A concussion is caused by trauma to the brain that is usually the result of hitting the head on or with an object. Colorado skiers and football players who are at risk of suffering a concussion might wish to know that the Journal of Neurology recently published an article containing new findings about concussion trauma, healing and the risk of further brain damage.
This study comes at a time when there have been increasing media reports about young athletes dying from sport-related head injuries. According to the Journal of Neurology, a brain that has suffered from a concussion but is not showing symptoms may be at risk for even more serious damage if the brain suffers a second trauma. The National Football League and other professional sports associations have already modified their regulations regarding medical treatment for athletes with head injuries.
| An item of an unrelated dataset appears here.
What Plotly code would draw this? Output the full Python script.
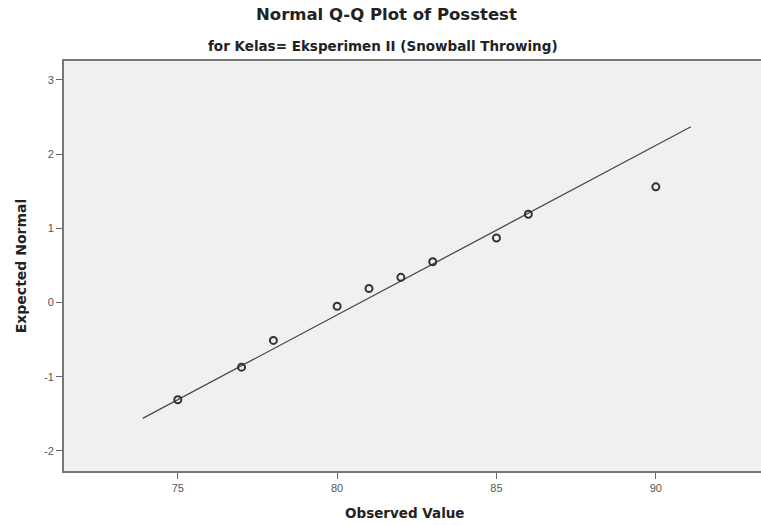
import plotly.graph_objects as go

# Observed values and expected normal quantiles
observed = [75, 77, 78, 80, 81, 82, 83, 85, 86, 90]
expected = [-1.31, -0.87, -0.51, -0.05, 0.19, 0.34, 0.55, 0.87, 1.19, 1.56]

# Reference line endpoints
line_x = [73.9, 91.1]
line_y = [-1.56, 2.37]

x_ticks = [75, 80, 85, 90]
x_labels = ["75", "80", "85", "90"]
y_ticks = [-2, -1, 0, 1, 2, 3]
y_labels = ["-2", "-1", "0", "1", "2", "3"]

BOLD = "DejaVu Sans, Arial, sans-serif"

fig = go.Figure()
fig.add_trace(go.Scatter(x=line_x, y=line_y, mode="lines",
                         line=dict(color="#4a4a4a", width=1.3),
                         hoverinfo="skip", showlegend=False))
fig.add_trace(go.Scatter(x=observed, y=expected, mode="markers",
                         marker=dict(symbol="circle-open", size=7,
                                     color="#333333", line=dict(width=2)),
                         showlegend=False))

fig.update_layout(
    width=761, height=525,
    margin=dict(l=64, r=0, t=61, b=54, autoexpand=False),
    paper_bgcolor="white", plot_bgcolor="#f0f0f0",
    font=dict(family="Liberation Sans, Arial, sans-serif", color="#222"),
    annotations=[
        dict(text="<b>Normal Q-Q Plot of Posstest</b>", x=0.463, y=1,
             xref="paper", yref="paper", showarrow=False,
             yanchor="bottom", yshift=35,
             font=dict(family=BOLD, size=16.5, color="#222")),
        dict(text="<b>for Kelas= Eksperimen II (Snowball Throwing)</b>",
             x=0.458, y=1, xref="paper", yref="paper", showarrow=False,
             yanchor="bottom", yshift=5,
             font=dict(family=BOLD, size=13.5, color="#222")),
        dict(text="<b>Observed Value</b>",
             x=0.489, y=0, xref="paper", yref="paper", showarrow=False,
             yanchor="top", yshift=-32,
             font=dict(family=BOLD, size=13.5, color="#222")),
    ],
)

fig.update_xaxes(range=[71.43, 93.3], tickvals=x_ticks, ticktext=x_labels,
                 automargin=False,
                 ticks="outside", ticklen=6, tickcolor="#666", tickwidth=1,
                 tickfont=dict(size=11, color="#555"),
                 showgrid=False, zeroline=False,
                 showline=True, linecolor="#777", linewidth=2, mirror=True)
fig.update_yaxes(range=[-2.27, 3.256], tickvals=y_ticks, ticktext=y_labels,
                 automargin=False,
                 ticks="outside", ticklen=6, tickcolor="#666", tickwidth=1,
                 tickfont=dict(size=11, color="#555"),
                 showgrid=False, zeroline=False,
                 showline=True, linecolor="#777", linewidth=2,
                 title=dict(text="<b>Expected Normal</b>",
                            font=dict(family=BOLD, size=14, color="#222"),
                            standoff=14))

fig.write_html(
    "out.html",
    config={"displayModeBar": False},
    post_script=("document.body.style.margin='0';"
                 "document.body.style.overflow='hidden';"
                 "document.documentElement.style.overflow='hidden';"),
)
A study was conducted on 50 mild concussion patients and 50 healthy individuals, and the results concluded that two weeks after a trauma, concussion patients experienced cognitive issues, dizziness, headaches and depression at a higher rate than healthy individuals. Although concussion patients often reported feeling better four months after the trauma, brain scans revealed 10 percent more abnormalities in their brain's gray matter than in their healthy counterparts. These measures were obtained using 3D scans that are more accurate at detecting brain abnormalities, which researchers suggest may be caused by the shifting of fluids around brain cells.
One scientist claimed that patients' persistent symptoms after healing could be mistaken as psychological. Those who believe that they have experienced a lack of proper and thorough treatment after suffering from brain injuries might have the option of filing a personal injury claim in order to recover expenses that could have been avoided.